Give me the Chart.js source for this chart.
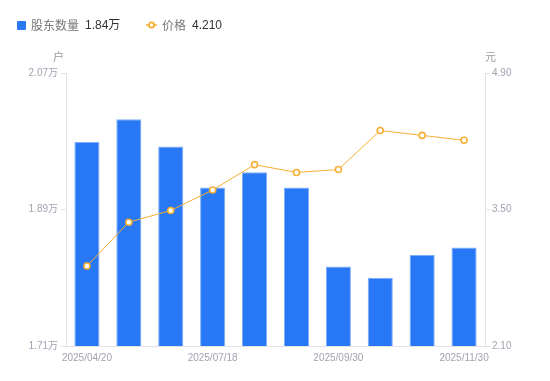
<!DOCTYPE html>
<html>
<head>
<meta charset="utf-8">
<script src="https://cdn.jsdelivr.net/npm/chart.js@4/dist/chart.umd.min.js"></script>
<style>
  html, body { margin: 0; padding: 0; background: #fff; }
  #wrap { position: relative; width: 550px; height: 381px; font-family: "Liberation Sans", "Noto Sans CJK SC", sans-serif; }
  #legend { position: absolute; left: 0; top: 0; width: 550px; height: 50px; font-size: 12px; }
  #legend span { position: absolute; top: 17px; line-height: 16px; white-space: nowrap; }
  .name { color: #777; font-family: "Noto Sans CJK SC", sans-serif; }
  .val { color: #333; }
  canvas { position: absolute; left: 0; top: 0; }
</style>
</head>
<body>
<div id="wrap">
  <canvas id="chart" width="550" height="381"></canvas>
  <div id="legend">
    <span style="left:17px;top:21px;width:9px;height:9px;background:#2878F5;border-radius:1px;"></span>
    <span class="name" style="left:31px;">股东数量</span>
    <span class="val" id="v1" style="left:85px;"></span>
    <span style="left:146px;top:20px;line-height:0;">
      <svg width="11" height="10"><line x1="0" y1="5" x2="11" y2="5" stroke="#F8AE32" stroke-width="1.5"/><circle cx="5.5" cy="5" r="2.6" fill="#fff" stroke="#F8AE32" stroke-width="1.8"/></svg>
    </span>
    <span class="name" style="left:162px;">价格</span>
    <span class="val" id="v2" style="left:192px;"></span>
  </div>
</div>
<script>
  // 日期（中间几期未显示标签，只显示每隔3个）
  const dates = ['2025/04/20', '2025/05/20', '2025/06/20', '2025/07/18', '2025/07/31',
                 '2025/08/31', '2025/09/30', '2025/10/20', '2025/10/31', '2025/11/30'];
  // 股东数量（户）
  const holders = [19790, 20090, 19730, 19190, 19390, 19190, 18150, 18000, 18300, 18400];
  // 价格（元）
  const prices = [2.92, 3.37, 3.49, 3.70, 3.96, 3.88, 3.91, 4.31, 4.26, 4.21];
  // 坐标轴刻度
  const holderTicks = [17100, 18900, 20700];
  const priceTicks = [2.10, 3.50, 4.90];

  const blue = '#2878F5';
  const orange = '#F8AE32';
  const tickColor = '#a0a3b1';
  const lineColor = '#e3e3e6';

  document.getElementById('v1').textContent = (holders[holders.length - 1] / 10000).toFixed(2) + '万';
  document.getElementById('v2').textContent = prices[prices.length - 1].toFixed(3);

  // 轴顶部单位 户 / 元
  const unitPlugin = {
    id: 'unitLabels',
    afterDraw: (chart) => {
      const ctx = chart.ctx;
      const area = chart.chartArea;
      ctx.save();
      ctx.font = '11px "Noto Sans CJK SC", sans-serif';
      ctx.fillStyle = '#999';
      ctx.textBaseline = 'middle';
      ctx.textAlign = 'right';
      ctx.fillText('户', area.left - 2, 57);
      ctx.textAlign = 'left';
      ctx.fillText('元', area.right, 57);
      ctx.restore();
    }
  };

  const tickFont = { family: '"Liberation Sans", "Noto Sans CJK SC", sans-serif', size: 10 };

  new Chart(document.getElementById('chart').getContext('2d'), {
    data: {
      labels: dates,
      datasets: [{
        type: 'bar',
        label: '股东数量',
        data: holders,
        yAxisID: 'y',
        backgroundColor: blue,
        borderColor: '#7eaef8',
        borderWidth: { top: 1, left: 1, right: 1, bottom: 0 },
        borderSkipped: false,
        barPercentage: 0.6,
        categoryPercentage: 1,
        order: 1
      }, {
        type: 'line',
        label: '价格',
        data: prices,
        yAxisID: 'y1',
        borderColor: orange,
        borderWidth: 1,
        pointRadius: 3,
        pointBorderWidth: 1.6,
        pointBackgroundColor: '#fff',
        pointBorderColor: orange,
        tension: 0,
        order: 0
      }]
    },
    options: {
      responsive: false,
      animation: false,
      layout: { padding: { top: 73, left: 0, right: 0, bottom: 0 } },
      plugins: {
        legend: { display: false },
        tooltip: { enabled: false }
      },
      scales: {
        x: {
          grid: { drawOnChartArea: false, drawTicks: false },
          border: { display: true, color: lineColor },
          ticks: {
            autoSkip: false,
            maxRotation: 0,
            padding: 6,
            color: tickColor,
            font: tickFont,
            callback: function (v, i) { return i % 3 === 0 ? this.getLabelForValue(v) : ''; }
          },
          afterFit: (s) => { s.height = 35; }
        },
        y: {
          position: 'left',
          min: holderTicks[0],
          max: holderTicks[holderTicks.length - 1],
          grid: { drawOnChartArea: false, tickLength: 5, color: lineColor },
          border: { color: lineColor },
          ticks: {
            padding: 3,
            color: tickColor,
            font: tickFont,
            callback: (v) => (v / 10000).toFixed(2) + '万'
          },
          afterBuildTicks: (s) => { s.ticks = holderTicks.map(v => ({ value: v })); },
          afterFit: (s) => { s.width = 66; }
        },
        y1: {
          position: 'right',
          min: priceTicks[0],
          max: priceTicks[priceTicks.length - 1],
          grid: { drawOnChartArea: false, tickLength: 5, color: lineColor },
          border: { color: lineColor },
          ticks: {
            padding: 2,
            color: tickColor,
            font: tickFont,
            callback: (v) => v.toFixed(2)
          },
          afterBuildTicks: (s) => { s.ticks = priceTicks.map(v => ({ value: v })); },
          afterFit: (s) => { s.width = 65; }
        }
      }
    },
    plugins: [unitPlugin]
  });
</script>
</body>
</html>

# Exercise details
Quote the full listing above word for word; exclude every picture from the copy.

# Output of the task
Give me the Chart.js source for this chart.
<!DOCTYPE html>
<html>
<head>
<meta charset="utf-8">
<script src="https://cdn.jsdelivr.net/npm/chart.js@4/dist/chart.umd.min.js"></script>
<style>
  html, body { margin: 0; padding: 0; background: #fff; }
  #wrap { position: relative; width: 550px; height: 381px; font-family: "Liberation Sans", "Noto Sans CJK SC", sans-serif; }
  #legend { position: absolute; left: 0; top: 0; width: 550px; height: 50px; font-size: 12px; }
  #legend span { position: absolute; top: 17px; line-height: 16px; white-space: nowrap; }
  .name { color: #777; font-family: "Noto Sans CJK SC", sans-serif; }
  .val { color: #333; }
  canvas { position: absolute; left: 0; top: 0; }
</style>
</head>
<body>
<div id="wrap">
  <canvas id="chart" width="550" height="381"></canvas>
  <div id="legend">
    <span style="left:17px;top:21px;width:9px;height:9px;background:#2878F5;border-radius:1px;"></span>
    <span class="name" style="left:31px;">股东数量</span>
    <span class="val" id="v1" style="left:85px;"></span>
    <span style="left:146px;top:20px;line-height:0;">
      <svg width="11" height="10"><line x1="0" y1="5" x2="11" y2="5" stroke="#F8AE32" stroke-width="1.5"/><circle cx="5.5" cy="5" r="2.6" fill="#fff" stroke="#F8AE32" stroke-width="1.8"/></svg>
    </span>
    <span class="name" style="left:162px;">价格</span>
    <span class="val" id="v2" style="left:192px;"></span>
  </div>
</div>
<script>
  // 日期（中间几期未显示标签，只显示每隔3个）
  const dates = ['2025/04/20', '2025/05/20', '2025/06/20', '2025/07/18', '2025/07/31',
                 '2025/08/31', '2025/09/30', '2025/10/20', '2025/10/31', '2025/11/30'];
  // 股东数量（户）
  const holders = [19790, 20090, 19730, 19190, 19390, 19190, 18150, 18000, 18300, 18400];
  // 价格（元）
  const prices = [2.92, 3.37, 3.49, 3.70, 3.96, 3.88, 3.91, 4.31, 4.26, 4.21];
  // 坐标轴刻度
  const holderTicks = [17100, 18900, 20700];
  const priceTicks = [2.10, 3.50, 4.90];

  const blue = '#2878F5';
  const orange = '#F8AE32';
  const tickColor = '#a0a3b1';
  const lineColor = '#e3e3e6';

  document.getElementById('v1').textContent = (holders[holders.length - 1] / 10000).toFixed(2) + '万';
  document.getElementById('v2').textContent = prices[prices.length - 1].toFixed(3);

  // 轴顶部单位 户 / 元
  const unitPlugin = {
    id: 'unitLabels',
    afterDraw: (chart) => {
      const ctx = chart.ctx;
      const area = chart.chartArea;
      ctx.save();
      ctx.font = '11px "Noto Sans CJK SC", sans-serif';
      ctx.fillStyle = '#999';
      ctx.textBaseline = 'middle';
      ctx.textAlign = 'right';
      ctx.fillText('户', area.left - 2, 57);
      ctx.textAlign = 'left';
      ctx.fillText('元', area.right, 57);
      ctx.restore();
    }
  };

  const tickFont = { family: '"Liberation Sans", "Noto Sans CJK SC", sans-serif', size: 10 };

  new Chart(document.getElementById('chart').getContext('2d'), {
    data: {
      labels: dates,
      datasets: [{
        type: 'bar',
        label: '股东数量',
        data: holders,
        yAxisID: 'y',
        backgroundColor: blue,
        borderColor: '#7eaef8',
        borderWidth: { top: 1, left: 1, right: 1, bottom: 0 },
        borderSkipped: false,
        barPercentage: 0.6,
        categoryPercentage: 1,
        order: 1
      }, {
        type: 'line',
        label: '价格',
        data: prices,
        yAxisID: 'y1',
        borderColor: orange,
        borderWidth: 1,
        pointRadius: 3,
        pointBorderWidth: 1.6,
        pointBackgroundColor: '#fff',
        pointBorderColor: orange,
        tension: 0,
        order: 0
      }]
    },
    options: {
      responsive: false,
      animation: false,
      layout: { padding: { top: 73, left: 0, right: 0, bottom: 0 } },
      plugins: {
        legend: { display: false },
        tooltip: { enabled: false }
      },
      scales: {
        x: {
          grid: { drawOnChartArea: false, drawTicks: false },
          border: { display: true, color: lineColor },
          ticks: {
            autoSkip: false,
            maxRotation: 0,
            padding: 6,
            color: tickColor,
            font: tickFont,
            callback: function (v, i) { return i % 3 === 0 ? this.getLabelForValue(v) : ''; }
          },
          afterFit: (s) => { s.height = 35; }
        },
        y: {
          position: 'left',
          min: holderTicks[0],
          max: holderTicks[holderTicks.length - 1],
          grid: { drawOnChartArea: false, tickLength: 5, color: lineColor },
          border: { color: lineColor },
          ticks: {
            padding: 3,
            color: tickColor,
            font: tickFont,
            callback: (v) => (v / 10000).toFixed(2) + '万'
          },
          afterBuildTicks: (s) => { s.ticks = holderTicks.map(v => ({ value: v })); },
          afterFit: (s) => { s.width = 66; }
        },
        y1: {
          position: 'right',
          min: priceTicks[0],
          max: priceTicks[priceTicks.length - 1],
          grid: { drawOnChartArea: false, tickLength: 5, color: lineColor },
          border: { color: lineColor },
          ticks: {
            padding: 2,
            color: tickColor,
            font: tickFont,
            callback: (v) => v.toFixed(2)
          },
          afterBuildTicks: (s) => { s.ticks = priceTicks.map(v => ({ value: v })); },
          afterFit: (s) => { s.width = 65; }
        }
      }
    },
    plugins: [unitPlugin]
  });
</script>
</body>
</html>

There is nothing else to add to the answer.